In some cases, as Meta, MO mother Lois Wankum testified to the committee at their October 20th hearing, students are much closer to a school in an adjacent district than the one to which they are assigned. In other cases, parents are simply looking to remove their child from a failing school district and enroll them in ones that are better performing. For many special needs parents this policy could unlock the doors of educational opportunity for their child that is trapped in a district that does not have the appropriate services to help their child.


Open enrollment would allow for these parents, who often do not have the means to send their child to a private education service such as TouchPoint or Giant Steps, to move their child to a district that may have better services. For example, the Rockwood School District in suburban St. Louis County gave an excellent presentation on their special needs services at the St. Louis meeting of the Interim Committee on Autism Spectrum Disorders. At the same hearing a mother gave desperate testimony on how her autistic child was having many problems in his local school district and she could not afford to send her child to a specialized private school. “I am drowning here” was the phrase that she repeated over and over. Why should her head continue to be held under water by outdated school district lines? Why should these district lines trap her son in the boundaries of receiving an ineffective education instead of receiving a possible lifeline of intervention leading to a productive, healthy life?
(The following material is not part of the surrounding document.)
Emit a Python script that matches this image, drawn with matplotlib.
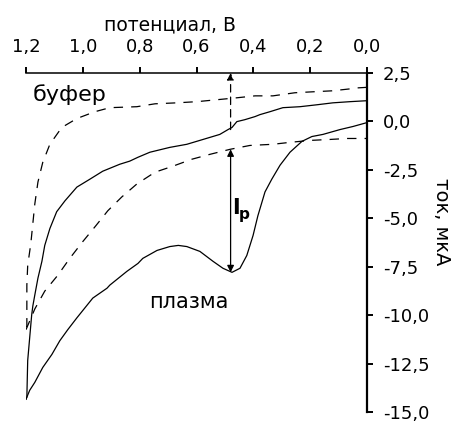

A study in Minnesota, one of 25 states that have open enrollment, shows that “the families of special-needs students are increasingly using the open-enrollment option and are satisfied with their choices.” This same option could be a reality for the families of 133,000+ IEP students in the state of Missouri, should the state choose to allow this policy. These families are not concerned with outdated school boundaries, only with seeing that their child has the best possible education options, and thus the best chance for leading a productive life.